Just a bit of recommended 'crisis' reading. This is one of the better things I have read about the financial crisis. It's a nicely-written and clearly argued case against the efficient markets hypothesis (EMH) and the argument that left to their own financial markets will tend towards equilibrium. In fact a large part of the author's motivation for writing the book seems to be to drive a stake through the heart of the efficient markets hypothesis, which he sees as fundamentally wrong (no argument here!).
As such the book is broadly pro-Keynes, and very pro-Minsky. It takes as a given Minsky's view that markets are inherently unstable and will inevitably swing between ..er.. boom and bust, and that the busts can be very bad indeed if no action is taken. The suggestion is that Minksy's financial instability hypothesis should replace the EMH has our bedrock understanding of how financial markets work.
Notably this leads him query what central banks are trying to do. He is particularly scathing of Fed, which he suggests tries to combine a belief in the EMH with intervention, when logically they should preclude each other. He argues central banks should refocus their attention on credit expansion and asset price bubbles, rather than consumer price inflation. Notably he therefore believes that bubbles both exist (this might seem obvious, but it's actually an important point) and that central banks can do something about them, though in practice it's credit creation that he thinks should be monitored.
That's the headline argument, but there are lots of nicely structured points building up to it along the way. There's a great section on why even 'fundamental' company analysis on its own can fail to spot the distorting effects of bubbles.

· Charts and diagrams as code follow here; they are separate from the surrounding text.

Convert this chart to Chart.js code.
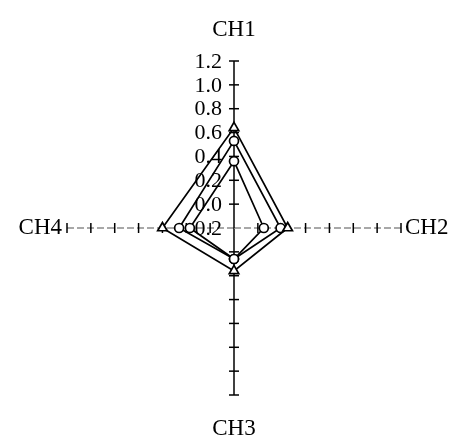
<!DOCTYPE html>
<html>
<head>
<meta charset="utf-8">
<script src="https://cdn.jsdelivr.net/npm/chart.js@4.4.1/dist/chart.umd.min.js"></script>
<style>
  html, body { margin: 0; padding: 0; background: #fff; }
  canvas { display: block; }
</style>
</head>
<body>
<canvas id="radar" width="457" height="440"></canvas>
<script>
const channels       = ['CH1', 'CH2', 'CH3', 'CH4'];
const seriesTriangle = [0.64, 0.25, 0.16, 0.40];
const seriesMid      = [0.53, 0.19, 0.06, 0.26];
const seriesInner    = [0.36, 0.05, 0.06, 0.17];
const tickValues     = [1.2, 1.0, 0.8, 0.6, 0.4, 0.2, 0.0, -0.2];

const SERIF = '"Liberation Serif", "DejaVu Serif", serif';

// name gap and text alignment for each spoke end (top, right, bottom, left)
const labelGap   = [20, 4, 22, 5];
const labelAlign = [['center', 'bottom'], ['left', 'middle'], ['center', 'top'], ['right', 'middle']];

// cross ticks on the spokes, value labels on CH1, channel names
const axisDecor = {
  id: 'axisDecor',
  beforeDatasetsDraw(chart) {
    const scale = chart.scales.r;
    const ctx = chart.ctx;
    ctx.save();
    ctx.setLineDash([]);
    ctx.strokeStyle = '#000';
    ctx.lineWidth = 1.5;
    channels.forEach((_, i) => {
      const a = scale.getIndexAngle(i) - Math.PI / 2;
      const nx = -Math.sin(a), ny = Math.cos(a);
      tickValues.forEach(v => {
        if (v === scale.min) return;
        const p = scale.getPointPositionForValue(i, v);
        ctx.beginPath();
        ctx.moveTo(p.x - nx * 5, p.y - ny * 5);
        ctx.lineTo(p.x + nx * 5, p.y + ny * 5);
        ctx.stroke();
      });
    });

    ctx.fillStyle = '#000';
    ctx.font = '22px ' + SERIF;
    ctx.textAlign = 'right';
    ctx.textBaseline = 'middle';
    tickValues.forEach(v => {
      const p = scale.getPointPositionForValue(0, v);
      ctx.fillText(v.toFixed(1), p.x - 12, p.y + 1);
    });

    ctx.font = '23px ' + SERIF;
    channels.forEach((name, i) => {
      const p = scale.getPointPosition(i, scale.drawingArea + labelGap[i]);
      ctx.textAlign = labelAlign[i][0];
      ctx.textBaseline = labelAlign[i][1];
      ctx.fillText(name, p.x, p.y);
    });
    ctx.restore();
  }
};

const lineStyle = {
  fill: false,
  borderColor: '#000',
  borderWidth: 1.7,
  pointBackgroundColor: '#fff',
  pointBorderColor: '#000',
  pointBorderWidth: 1.7
};

new Chart(document.getElementById('radar').getContext('2d'), {
  type: 'radar',
  data: {
    labels: channels,
    datasets: [
      { ...lineStyle, data: seriesTriangle, pointStyle: 'triangle', pointRadius: 5.5 },
      { ...lineStyle, data: seriesMid,      pointStyle: 'circle',   pointRadius: 4.5 },
      { ...lineStyle, data: seriesInner,    pointStyle: 'circle',   pointRadius: 4.5 }
    ]
  },
  options: {
    responsive: false,
    animation: false,
    plugins: { legend: { display: false }, tooltip: { enabled: false } },
    scales: {
      r: {
        min: -0.2,
        max: 1.2,
        ticks: { display: false, stepSize: 0.2 },
        grid: { display: false },
        pointLabels: { display: false },
        angleLines: {
          display: true,
          lineWidth: 1.5,
          color: c => (c.index % 2 ? '#8c8c8c' : '#000'),
          borderDash: c => (c.index % 2 ? [7, 3] : [])
        },
        afterFit(scale) {
          scale.xCenter = 234;
          scale.yCenter = 228;
          scale.drawingArea = 167;
        }
      }
    }
  },
  plugins: [axisDecor]
});
</script>
</body>
</html>
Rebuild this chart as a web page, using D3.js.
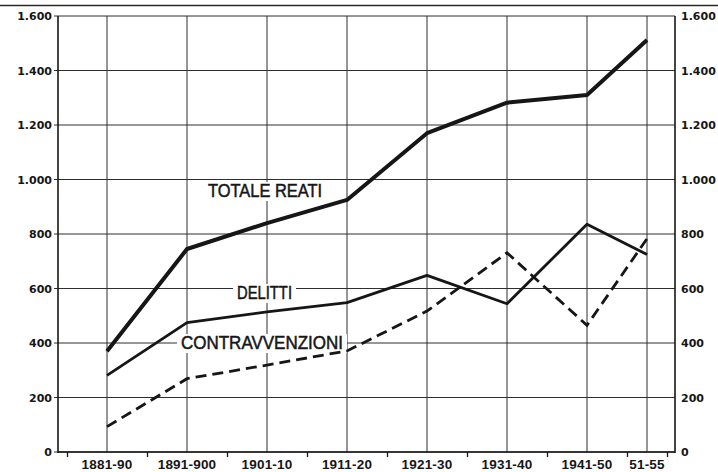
<!DOCTYPE html>
<html>
<head>
<meta charset="utf-8">
<script src="https://cdn.jsdelivr.net/npm/d3@7/dist/d3.min.js"></script>
<style>
  html, body { margin: 0; padding: 0; background: #fff; }
  svg { display: block; }
</style>
</head>
<body>
<div id="chart"></div>
<script>
// periods (first and last year of each)
const periodLabels = ['1881-90', '1891-900', '1901-10', '1911-20', '1921-30', '1931-40', '1941-50', '51-55'];
const periodStart = [1881, 1891, 1901, 1911, 1921, 1931, 1941, 1951];
const periodEnd = [1890, 1900, 1910, 1920, 1930, 1940, 1950, 1955];

// series values
const totaleReati = [370, 745, 840, 925, 1170, 1282, 1310, 1512];
const delitti = [281, 475, 514, 548, 648, 544, 836, 725];
const contravvenzioni = [93, 269, 319, 371, 517, 731, 465, 783];

const yTicks = [0, 200, 400, 600, 800, 1000, 1200, 1400, 1600];

const width = 718;
const height = 472;
const inkColor = '#161616';
const gridColor = '#2e2e2e';
const labelFont = '"Liberation Sans", Arial, sans-serif';
const tickFont = '"DejaVu Sans", Verdana, sans-serif';

const itFormat = d3.formatLocale({decimal: ',', thousands: '.', grouping: [3], currency: ['', '']}).format(',');

const midYear = periodStart.map((s, i) => (s + periodEnd[i]) / 2);
const boundaries = periodStart.map(s => s - 0.5).concat([periodEnd[periodEnd.length - 1] + 0.5]);

const xScale = d3.scaleLinear().domain([1879.375, 1956.5]).range([58, 675]);
const yScale = d3.scaleLinear().domain([0, 1600]).range([452, 16]);

const svg = d3.select('#chart')
  .append('svg')
  .attr('width', width)
  .attr('height', height);

// remnant rule of the table above the chart
svg.append('line')
  .attr('x1', 0).attr('x2', width)
  .attr('y1', 5.5).attr('y2', 5.5)
  .attr('stroke', '#2a2a2a')
  .attr('stroke-width', 1.6);

// horizontal grid
const grid = svg.append('g').attr('class', 'grid');
grid.selectAll('.h-line')
  .data(yTicks)
  .join('line')
  .attr('class', 'h-line')
  .attr('x1', xScale.range()[0] - 4)
  .attr('x2', xScale.range()[1])
  .attr('y1', d => yScale(d))
  .attr('y2', d => yScale(d))
  .attr('stroke', gridColor)
  .attr('stroke-width', 1);

// vertical grid at each period
grid.selectAll('.v-line')
  .data(midYear)
  .join('line')
  .attr('class', 'v-line')
  .attr('x1', d => xScale(d))
  .attr('x2', d => xScale(d))
  .attr('y1', yScale(1600))
  .attr('y2', yScale(0))
  .attr('stroke', gridColor)
  .attr('stroke-width', 1);

// frame: left, right and bottom axis lines
const frame = svg.append('g').attr('class', 'frame');
[xScale.range()[0], xScale.range()[1]].forEach(x => {
  frame.append('line')
    .attr('x1', x).attr('x2', x)
    .attr('y1', yScale(1600)).attr('y2', yScale(0) + 1)
    .attr('stroke', inkColor)
    .attr('stroke-width', 1.6);
});

// bottom axis with ticks on the period boundaries
const xAxis = d3.axisBottom(xScale)
  .tickValues(boundaries)
  .tickSize(5)
  .tickFormat('');

const xAxisEl = svg.append('g')
  .attr('transform', `translate(0, ${yScale(0)})`)
  .call(xAxis);
xAxisEl.select('.domain').remove();
xAxisEl.selectAll('line').attr('stroke', inkColor).attr('stroke-width', 1.3);

frame.append('line')
  .attr('x1', xScale.range()[0]).attr('x2', xScale.range()[1])
  .attr('y1', yScale(0)).attr('y2', yScale(0))
  .attr('stroke', inkColor)
  .attr('stroke-width', 1.6);

// period labels
svg.append('g')
  .selectAll('text')
  .data(periodLabels)
  .join('text')
  .attr('x', (d, i) => xScale(midYear[i]))
  .attr('y', 469)
  .attr('text-anchor', 'middle')
  .attr('font-family', labelFont)
  .attr('font-weight', 'bold')
  .attr('font-size', '13.5px')
  .attr('letter-spacing', '0.2px')
  .attr('fill', inkColor)
  .text(d => d);

// y labels on both sides
const yLabels = svg.append('g').attr('class', 'y-labels');
yLabels.selectAll('.left')
  .data(yTicks)
  .join('text')
  .attr('class', 'left')
  .attr('x', 52)
  .attr('y', d => yScale(d) + 4)
  .attr('text-anchor', 'end')
  .attr('font-family', tickFont)
  .attr('font-weight', 'bold')
  .attr('font-size', '11px')
  .attr('fill', inkColor)
  .text(d => itFormat(d));

yLabels.selectAll('.right')
  .data(yTicks)
  .join('text')
  .attr('class', 'right')
  .attr('x', 681)
  .attr('y', d => yScale(d) + 4)
  .attr('text-anchor', 'start')
  .attr('font-family', tickFont)
  .attr('font-weight', 'bold')
  .attr('font-size', '11px')
  .attr('fill', inkColor)
  .text(d => itFormat(d));

// series labels with a white patch behind them (the grid is broken there)
function seriesLabel(text, x, y, len) {
  const g = svg.append('g').attr('class', 'series-label');
  g.append('rect')
    .attr('x', x - 4)
    .attr('y', y - 15)
    .attr('width', len + 8)
    .attr('height', 19)
    .attr('fill', '#fff');
  g.append('text')
    .attr('x', x)
    .attr('y', y)
    .attr('font-family', labelFont)
    .attr('font-size', '18px')
    .attr('textLength', len)
    .attr('lengthAdjust', 'spacingAndGlyphs')
    .attr('fill', inkColor)
    .attr('stroke', inkColor)
    .attr('stroke-width', 0.5)
    .text(text);
}

// lines
const line = d3.line()
  .x((d, i) => xScale(midYear[i]))
  .y(d => yScale(d));

seriesLabel('TOTALE REATI', 208, 197, 114);
seriesLabel('DELITTI', 237, 299, 55);
seriesLabel('CONTRAVVENZIONI', 181, 349, 162);

const lines = svg.append('g').attr('class', 'lines');

lines.append('path')
  .datum(contravvenzioni)
  .attr('d', line)
  .attr('fill', 'none')
  .attr('stroke', inkColor)
  .attr('stroke-width', 2.8)
  .attr('stroke-dasharray', '11,6');

lines.append('path')
  .datum(delitti)
  .attr('d', line)
  .attr('fill', 'none')
  .attr('stroke', inkColor)
  .attr('stroke-width', 2.8)
  .attr('stroke-linejoin', 'round');

lines.append('path')
  .datum(totaleReati)
  .attr('d', line)
  .attr('fill', 'none')
  .attr('stroke', inkColor)
  .attr('stroke-width', 4)
  .attr('stroke-linejoin', 'round');
</script>
</body>
</html>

Anyway, definely worth a read, and given that it's both very clearly-written and one of these double-spaced books you can get through it in no time.
2 comments:
Share your high opinion of this book - particularly its insistence that theory haas to correspond to the real world, because the real world does not bother to correspond to theory. That is, the efficient markets hypothesis, with its conclusion that capital markets are inherently slf-correting and stable, has repeatedly been refuted by facts but the theologians, as opposed to scientists, in the economics profession keep recyling it. Also very good is George Cooper's drawing attention to Irving Fisher who has been unduly neglected compared to Keynes and even Minsky.
Incidentally sorry for the ignorance but Socialist Economic Bulletin has only just discovered the Capital and Labour site and has added it its list of recommended sites. Hope your readers may also be interested in SEB as there is considerable overlap in topics.
Hi
thanks for link - will reciprocate and read your blog with interest.